THE country’s economy has contracted so much over the past few years that it now trails many former underdogs, some of which now boast per capita Gross Domestic Product (GDP) levels 54 times that of Zimbabwe’s, reports have indicated. Per capita GDP is used as an indicator of standard of living, with higher per capita GDP for a country meaning a higher standard of living. The slump in per capita GDP contradicts denials by politicians that there is massive poverty in Zimbabwe, with joblessness estimated at over 80 percent.
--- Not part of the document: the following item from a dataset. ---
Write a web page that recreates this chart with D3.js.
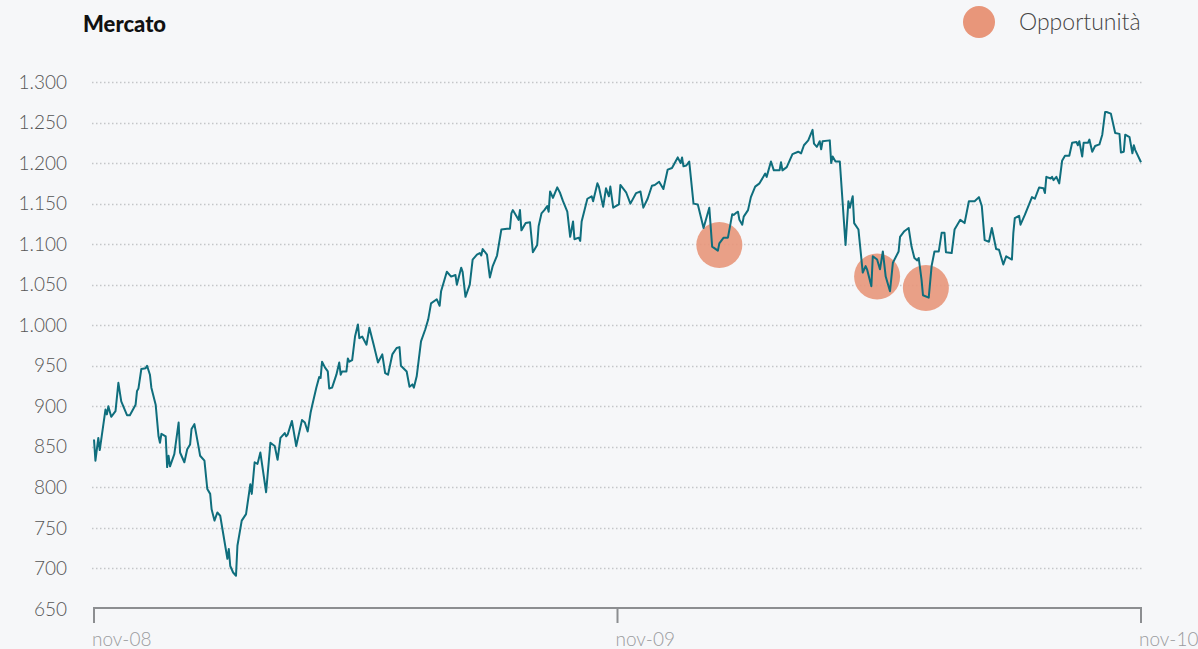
<!DOCTYPE html>
<html>
<head>
<meta charset="utf-8">
<script src="https://cdn.jsdelivr.net/npm/d3@7"></script>
<style>
  html, body { margin: 0; padding: 0; background: #f6f7f9; }
  body { width: 1198px; height: 649px; overflow: hidden; font-family: Lato, "Open Sans", sans-serif; }
  .tick-label { fill: #555; font-size: 19px; font-weight: 300; }
</style>
</head>
<body>
<div id="chart"></div>
<script>
// market index
const dates = [
  "2008-11-01","2008-11-02","2008-11-04","2008-11-05","2008-11-09","2008-11-10","2008-11-11","2008-11-13","2008-11-16","2008-11-18",
  "2008-11-20","2008-11-24","2008-11-26","2008-11-30","2008-12-01","2008-12-02","2008-12-04","2008-12-07","2008-12-08","2008-12-10",
  "2008-12-11","2008-12-14","2008-12-16","2008-12-17","2008-12-18","2008-12-21","2008-12-22","2008-12-23","2008-12-24","2008-12-27",
  "2008-12-30","2008-12-31","2009-01-03","2009-01-05","2009-01-07","2009-01-08","2009-01-10","2009-01-13","2009-01-14","2009-01-17",
  "2009-01-19","2009-01-21","2009-01-22","2009-01-24","2009-01-26","2009-01-28","2009-02-02","2009-02-03","2009-02-04","2009-02-06",
  "2009-02-08","2009-02-09","2009-02-12","2009-02-15","2009-02-18","2009-02-19","2009-02-21","2009-02-23","2009-02-25","2009-03-01",
  "2009-03-04","2009-03-07","2009-03-09","2009-03-11","2009-03-14","2009-03-15","2009-03-16","2009-03-19","2009-03-22","2009-03-23",
  "2009-03-26","2009-03-28","2009-03-30","2009-04-01","2009-04-02","2009-04-05","2009-04-07","2009-04-08","2009-04-09","2009-04-11",
  "2009-04-13","2009-04-14","2009-04-16","2009-04-19","2009-04-21","2009-04-22","2009-04-23","2009-04-26","2009-04-27","2009-04-28",
  "2009-04-30","2009-05-02","2009-05-04","2009-05-05","2009-05-07","2009-05-10","2009-05-12","2009-05-15","2009-05-18","2009-05-21",
  "2009-05-23","2009-05-25","2009-05-28","2009-05-31","2009-06-02","2009-06-03","2009-06-07","2009-06-09","2009-06-11","2009-06-12",
  "2009-06-14","2009-06-17","2009-06-20","2009-06-22","2009-06-24","2009-06-28","2009-06-30","2009-07-01","2009-07-05","2009-07-08",
  "2009-07-11","2009-07-12","2009-07-15","2009-07-16","2009-07-18","2009-07-21","2009-07-23","2009-07-26","2009-07-28","2009-07-29",
  "2009-07-30","2009-08-02","2009-08-04","2009-08-06","2009-08-09","2009-08-12","2009-08-16","2009-08-18","2009-08-19","2009-08-20",
  "2009-08-24","2009-08-25","2009-08-26","2009-08-29","2009-09-01","2009-09-03","2009-09-06","2009-09-07","2009-09-09","2009-09-11",
  "2009-09-13","2009-09-14","2009-09-15","2009-09-17","2009-09-20","2009-09-22","2009-09-24","2009-09-27","2009-09-29","2009-10-01",
  "2009-10-02","2009-10-05","2009-10-06","2009-10-07","2009-10-11","2009-10-14","2009-10-15","2009-10-18","2009-10-19","2009-10-22",
  "2009-10-24","2009-10-26","2009-10-27","2009-10-29","2009-11-02","2009-11-03","2009-11-07","2009-11-10","2009-11-14","2009-11-17",
  "2009-11-19","2009-11-22","2009-11-25","2009-11-27","2009-11-30","2009-12-03","2009-12-06","2009-12-09","2009-12-13","2009-12-15",
  "2009-12-16","2009-12-17","2009-12-19","2009-12-21","2009-12-24","2009-12-27","2009-12-31","2010-01-04","2010-01-06","2010-01-10",
  "2010-01-11","2010-01-14","2010-01-17","2010-01-20","2010-01-21","2010-01-23","2010-01-24","2010-01-25","2010-01-27","2010-01-28",
  "2010-01-31","2010-02-02","2010-02-05","2010-02-08","2010-02-12","2010-02-13","2010-02-16","2010-02-18","2010-02-22","2010-02-23",
  "2010-02-24","2010-02-27","2010-03-03","2010-03-07","2010-03-09","2010-03-11","2010-03-14","2010-03-17","2010-03-18","2010-03-20",
  "2010-03-22","2010-03-23","2010-03-24","2010-03-29","2010-03-30","2010-03-31","2010-04-02","2010-04-05","2010-04-09","2010-04-11",
  "2010-04-12","2010-04-14","2010-04-15","2010-04-18","2010-04-21","2010-04-23","2010-04-24","2010-04-27","2010-04-28","2010-05-01",
  "2010-05-03","2010-05-05","2010-05-07","2010-05-10","2010-05-12","2010-05-16","2010-05-17","2010-05-20","2010-05-23","2010-05-25",
  "2010-05-27","2010-05-29","2010-05-30","2010-06-01","2010-06-02","2010-06-06","2010-06-08","2010-06-10","2010-06-13","2010-06-15",
  "2010-06-17","2010-06-18","2010-06-22","2010-06-24","2010-06-28","2010-07-01","2010-07-04","2010-07-08","2010-07-11","2010-07-13",
  "2010-07-15","2010-07-18","2010-07-20","2010-07-23","2010-07-25","2010-07-28","2010-07-30","2010-08-03","2010-08-04","2010-08-05",
  "2010-08-08","2010-08-09","2010-08-12","2010-08-17","2010-08-19","2010-08-22","2010-08-25","2010-08-26","2010-08-27","2010-08-30",
  "2010-08-31","2010-09-01","2010-09-03","2010-09-05","2010-09-07","2010-09-09","2010-09-12","2010-09-14","2010-09-17","2010-09-18",
  "2010-09-19","2010-09-21","2010-09-22","2010-09-25","2010-09-26","2010-09-28","2010-09-30","2010-10-03","2010-10-05","2010-10-07",
  "2010-10-08","2010-10-11","2010-10-14","2010-10-17","2010-10-18","2010-10-20","2010-10-21","2010-10-24","2010-10-26","2010-10-27",
  "2010-10-28","2010-11-01"
];
const values = [
  859,833,861,846,896,890,900,887,894,929,
  906,889,889,902,919,922,946,947,950,939,
  923,902,863,855,866,863,825,839,826,841,
  880,843,831,847,853,872,878,849,839,833,
  798,792,773,759,769,765,712,724,703,695,
  691,728,759,767,804,792,831,829,843,794,
  855,851,834,861,867,863,865,882,851,859,
  883,880,869,892,900,923,936,935,955,948,
  943,922,923,939,954,939,943,943,959,955,
  957,986,1001,984,986,976,997,976,954,964,
  941,939,964,972,973,950,943,924,927,923,
  937,980,995,1007,1027,1032,1024,1042,1066,1060,
  1062,1050,1071,1066,1035,1050,1081,1087,1089,1086,
  1094,1087,1059,1073,1086,1118,1119,1119,1138,1142,
  1130,1142,1117,1126,1127,1090,1099,1122,1138,1142,
  1147,1140,1165,1157,1170,1163,1153,1140,1109,1128,
  1106,1108,1104,1128,1156,1159,1153,1175,1171,1146,
  1169,1159,1171,1145,1149,1173,1164,1150,1163,1165,
  1145,1156,1172,1173,1177,1168,1192,1194,1207,1200,
  1207,1196,1197,1202,1150,1149,1120,1145,1097,1092,
  1101,1108,1108,1137,1136,1139,1140,1130,1124,1134,
  1142,1158,1171,1175,1187,1183,1202,1191,1191,1201,
  1191,1195,1211,1214,1212,1222,1228,1241,1224,1220,
  1227,1217,1227,1228,1200,1208,1202,1202,1099,1153,
  1145,1159,1126,1118,1065,1073,1069,1048,1085,1081,
  1069,1091,1060,1042,1077,1091,1109,1116,1120,1097,
  1083,1080,1083,1056,1037,1034,1073,1091,1091,1114,
  1114,1090,1089,1118,1130,1126,1153,1153,1158,1147,
  1105,1103,1120,1094,1093,1075,1085,1081,1114,1132,
  1135,1124,1136,1158,1156,1170,1169,1163,1183,1181,
  1183,1179,1183,1175,1203,1209,1209,1225,1226,1222,
  1227,1208,1225,1225,1229,1214,1221,1223,1235,1263,
  1263,1261,1237,1236,1213,1214,1235,1232,1212,1222,
  1216,1201
];

// "Opportunità" markers
const oppDates = ["2010-01-11", "2010-05-01", "2010-06-04"];
const oppValues = [1099, 1060, 1046];

const yTicks = [650, 700, 750, 800, 850, 900, 950, 1000, 1050, 1100, 1150, 1200, 1250, 1300];
const xTicks = ["2008-11-01", "2009-11-01", "2010-11-01"];
const xTickLabels = ["nov-08", "nov-09", "nov-10"];

const width = 1198, height = 649;
const parse = d3.timeParse("%Y-%m-%d");
const data = dates.map((d, i) => ({ date: parse(d), value: values[i] }));
const opps = oppDates.map((d, i) => ({ date: parse(d), value: oppValues[i] }));

const x = d3.scaleTime()
  .domain([parse("2008-11-01"), parse("2010-11-01")])
  .range([94, 1141]);
const y = d3.scaleLinear()
  .domain([650, 1300])
  .range([609, 82]);

const itFormat = d3.formatLocale({ decimal: ",", thousands: ".", grouping: [3], currency: ["€", ""] }).format(",d");

const svg = d3.select("#chart").append("svg")
  .attr("width", width)
  .attr("height", height);

// grid lines
svg.append("g")
  .selectAll("line")
  .data(yTicks.filter(t => t > 650))
  .join("line")
  .attr("x1", 92)
  .attr("x2", 1144)
  .attr("y1", d => Math.round(y(d)) + 0.5)
  .attr("y2", d => Math.round(y(d)) + 0.5)
  .attr("stroke", "#c4c6c9")
  .attr("stroke-width", 1.5)
  .attr("stroke-dasharray", "1.5,2.5");

// y labels
svg.append("g")
  .selectAll("text")
  .data(yTicks)
  .join("text")
  .attr("class", "tick-label")
  .attr("x", 67)
  .attr("y", d => y(d))
  .attr("dy", "0.35em")
  .attr("text-anchor", "end")
  .text(d => itFormat(d));

// x axis
const xAxis = svg.append("g");
xAxis.append("line")
  .attr("x1", x.range()[0]).attr("x2", x.range()[1])
  .attr("y1", 608).attr("y2", 608)
  .attr("stroke", "#8c8e91").attr("stroke-width", 2);
xAxis.selectAll(".xt")
  .data(xTicks)
  .join("line")
  .attr("class", "xt")
  .attr("x1", d => x(parse(d))).attr("x2", d => x(parse(d)))
  .attr("y1", 607).attr("y2", 623)
  .attr("stroke", "#8c8e91").attr("stroke-width", 2);
xAxis.selectAll(".xl")
  .data(xTicks)
  .join("text")
  .attr("class", "xl tick-label")
  .attr("x", d => x(parse(d)) - 2)
  .attr("y", 646)
  .style("fill", "#9a9b9e")
  .text((d, i) => xTickLabels[i]);

// opportunity circles
svg.append("g")
  .selectAll("circle")
  .data(opps)
  .join("circle")
  .attr("cx", d => x(d.date))
  .attr("cy", d => y(d.value))
  .attr("r", 23)
  .attr("fill", "#e8967a")
  .attr("opacity", 0.9);

// line
svg.append("path")
  .datum(data)
  .attr("fill", "none")
  .attr("stroke", "#0f6e7d")
  .attr("stroke-width", 2)
  .attr("stroke-linejoin", "round")
  .attr("d", d3.line()
    .x(d => x(d.date))
    .y(d => y(d.value)));

// title
svg.append("text")
  .attr("x", 83)
  .attr("y", 32)
  .attr("fill", "#111")
  .style("font-size", "22px")
  .style("font-weight", 900)
  .text("Mercato");

// legend
svg.append("circle")
  .attr("cx", 979)
  .attr("cy", 22)
  .attr("r", 16)
  .attr("fill", "#e8967a");
svg.append("text")
  .attr("x", 1019)
  .attr("y", 22)
  .attr("dy", "0.35em")
  .attr("fill", "#444")
  .style("font-size", "23px")
  .style("font-weight", 300)
  .text("Opportunità");
</script>
</body>
</html>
Researchers at the Labour & Economic Development Research Institute, Zimbabwe (LEDRIZ) indicate that between 1950 and 1990, Harare’s GDP per capita was higher than that of India and China. Zimbabwe’s GDP per capita was estimated at US$701 in 1950 (China US$448), US$938 in 1960 (China US$662), US$1 295 in 1980 (China US$1 061). GDP per capita for Zimbabwe was estimated at US$446 last year (China US$3 583)
The country’s GDP per capita was also higher than that of India during the period, according to researchers at Trade Economics. While South Korea and Thailand’s GDPs per capita were double that of Zimbabwe during the period, latest reports indicate that South Korea’s has outpaced Zimbabwe’s by 54 times, rising to US$23 892 last year from US$854 in 1950, and US$15 732 in 2003, according to researchers at Angus Maddison and LEDRIZ.
During the same period, Zimbabwe’s GDP per capita has actually declined from US$701 in 1950, hitting its lowest ever rate of US$344 in 2009, before rising to US$446 last year. It is projected to decline to US$441 this year. “Zimbabwe has failed to learn from other countries’ experiences but descended into crisis and paralysis and is now a classic example of how not to (govern),” LEDRIZ says.
“Yet Zimbabwe’s per capita GDP was more or less at the same level as those of South Korea and Thailand during the 1950s and 1960. By 2003, however, South Korea’s per capita GDP was almost 16 times larger than Zimbabwe’s, and Thailand’s was seven times larger (2009). Per capita GDP levels of the newly emerging economies, China and India, were below Zimbabwe’s level until 1990. By 2003, Zimbabwe’s per capita GDP amounted to a fifth of that of China and half of that of India. Zimbabwe was left behind when these countries undertook reforms,” notes LEDRIZ.
“These high-growth economies benefited in two ways; they imported ideas, technology and know how from the rest of the world; and they exploit global demand, which provide them with a deep, elastic market for goods,” says LEDRIZ. Zimbabwe, once the second largest economy in the Southern African Development Community until 2000, now has the lowest GDP per capita among peers at the same level of economic growth.
GDP per capita is estimated at US$821 in Zambia, US$5 785 in Namibia, and US$5 4832 in Angola, US$565 in Mozambique and US$447 in Madagascar. Zimbabwe is battling to overcome economic regression highlighted by deepening deindustrialisation and informalisation of the economy. The African Development Bank says annually the share of the manufacturing sector in GDP was at its peak in 1992, at 26,9 percent, before dropping to 7,2 percent in 2002.
A manufacturing sector survey by the Confederation of Zimbabwe Industries indicates that industrial capacity utilisation declined to 18,9 percent in 2007 from 35,8 percent in 2005, and to less than 10 percent in 2008. The figure was estimated at 39,6 percent last year. Executives and analysts warned without intervention, the situation could degenerate, creating ground for social implosion in the country. They spoke as President Robert Mugabe visited China to agree deals for a bailout package for the struggling economy, said by some newspaper reports to be in the region of US$4 billion.
“There are World Bank and International Monetary Fund forecasts that are saying our economy is grinding to a halt,” said NICOZ Diamond chief executive officer, Grace Muradzikwa. “I pray that this will not happen,” she said.